TACOMA, Wash. (AP) — Jurors got their first detailed look at the government's case against Washington State Auditor Troy Kelley on Tuesday, with prosecutors alleging that in his prior business life, he lied to mortgage title companies to obtain and hide $3 million in other people's money.

Kelley's attorneys countered that the government has a fundamental misunderstanding of the real estate industry he worked in.

"Really what this case boils down to is a contract dispute," defense attorney Patty Eakes said during opening statement in federal court. "There wasn't any theft. There wasn't any cheating. There wasn't any lying."

Kelley, a 51-year-old Democrat and former state representative, is the first Washington state official to be indicted in 35 years. He faces a range of charges — including possession of stolen property, money laundering and tax offenses — stemming from conduct that began in 2005 when he ran a real-estate services firm called Post Closing Department.

Kelley was elected state auditor in 2012, tasked with rooting out fraud and waste in government operations. Allegations of impropriety surfaced during that campaign, leading federal investigators to examine how he ran his old company.

Prosecutors say to obtain business from the title firms, Post Closing Department promised it would collect $100 to $150 fees for each deed-of-trust transaction it tracked; keep $15 or $20 for itself; use some of the money to pay county recording and other fees; and refund the customer any remaining money.

But in most cases, Kelley kept the excess fees, assistant U.S. attorney Andrew Friedman told the jury.

"He stole that money $100 at a time from tens of thousands of borrowers," Friedman said.

One of the companies Kelley worked with, Old Republic Title, sued him for not paying the refunds. Kelley settled the case for $1.1 million after making what prosecutors contend were false statements about his practices under oath.

Friedman broke Kelley's alleged conduct into three phases:

— 2005 to 2008, when he ran Post Closing and "lied to get $3 million in other people's money."

— 2008 to 2011, when Kelley is accused of trying to hide the money by moving it among various accounts, including a trust in Belize.

— 2011 to 2015, when he allegedly began paying himself $245,000 a year from the proceeds and claimed personal costs as business expenses to make it appear that he was still doing real estate work.

Kelley is charged with retaining at least $1.4 million in stolen money.

In 2011, Friedman said, Kelley and his family took a trip to Yellowstone and Glacier national parks, then claimed the costs as business expenses. Also claimed as business expenses, Friedman said, were toys, family meals and a zoo membership.

One of Kelley's former workers, Jason Jerue, will testify he doctored spreadsheets sent to title companies to conceal that borrowers weren't receiving refunds, Friedman said.

In response, Eakes sought to dismantle each of the government's claims.

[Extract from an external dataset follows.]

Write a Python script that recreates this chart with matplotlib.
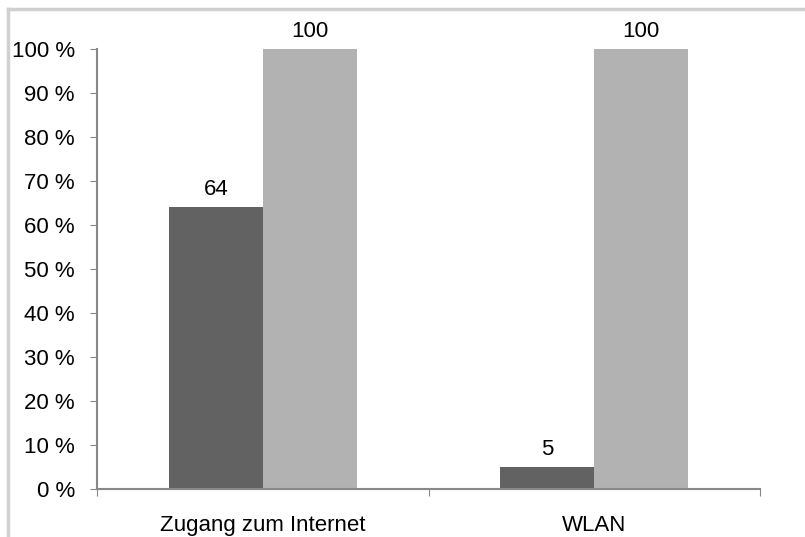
import matplotlib
matplotlib.use("Agg")
import matplotlib.pyplot as plt
from matplotlib.lines import Line2D
import numpy as np

plt.rcParams['font.family'] = ['Liberation Sans', 'DejaVu Sans']

categories = ["Zugang zum Internet", "WLAN"]
series_dark = [64, 5]
series_light = [100, 100]
yticks = [0, 10, 20, 30, 40, 50, 60, 70, 80, 90, 100]
ytick_labels = [f"{v} %" for v in yticks]

FS = 16

fig = plt.figure(figsize=(8.05, 5.37), dpi=100)
ax = fig.add_axes([97/805, 1-489/537, (760-97)/805, (489-49)/537])

x = np.arange(len(categories))
w = 0.283
b1 = ax.bar(x - w/2, series_dark, w, color="#626262", zorder=2)
b2 = ax.bar(x + w/2, series_light, w, color="#b2b2b2", zorder=2)

for bars, vals in ((b1, series_dark), (b2, series_light)):
    for r, v in zip(bars, vals):
        ax.annotate(str(v), (r.get_x() + r.get_width()/2, v), xytext=(0, 5),
                    textcoords="offset points", ha="center", va="bottom", fontsize=FS,
                    annotation_clip=False)

ax.set_xlim(-0.5, 1.5)
ax.set_ylim(0, 100)
ax.set_yticks(yticks)
ax.set_yticklabels(ytick_labels, fontsize=FS)
ax.set_xticks([-0.5, 0.5, 1.5])
ax.set_xticklabels([])
ax.set_xticks(x, minor=True)
ax.set_xticklabels(categories, minor=True, fontsize=FS)
ax.tick_params(axis="x", which="minor", length=0, pad=19)
ax.tick_params(axis="x", which="major", length=5, color="#888888", direction="out")
ax.tick_params(axis="y", length=5, color="#888888", direction="out", pad=11)

for s in ("top", "right"):
    ax.spines[s].set_visible(False)
for s in ("left", "bottom"):
    ax.spines[s].set_color("#888888")
    ax.spines[s].set_linewidth(1.5)

# outer chart-area border (visible top and left edges)
fig.add_artist(Line2D([8/805, 1.0], [1-9/537, 1-9/537], transform=fig.transFigure,
                      color="#d0d0d0", linewidth=2.5))
fig.add_artist(Line2D([8/805, 8/805], [0, 1-9/537], transform=fig.transFigure,
                      color="#d0d0d0", linewidth=2.5))

fig.savefig("out.png", dpi=100)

Nowhere were borrowers promised refunds, she said, nor can the government produce any signed contracts between Kelley and the title companies that required him to return the money.

Kelley settled the Old Republic lawsuit just to get the matter behind him and focus on his political career, she said.

Some of the business expenses may have been reported in the wrong spot on the tax forms, Eakes said, but it's not criminal to make a mistake on your taxes.

As for Jerue, she added, he changed his story after prosecutors offered him immunity for his testimony. The spreadsheets he claims to have doctored can't be found, she said.

Jerue told the FBI he disposed of the computer he used at the time because it stopped working, according to an agent's notes of the interview.

Kelley took a seven-month leave of absence following his indictment last year. He returned to work in December, despite calls from Gov. Jay Inslee and other officials to resign.

Eakes said Kelley won't run for re-election and is done with politics.

Testimony in the four-week trial begins Wednesday. The most serious charge, money laundering, carries up to 20 years in prison.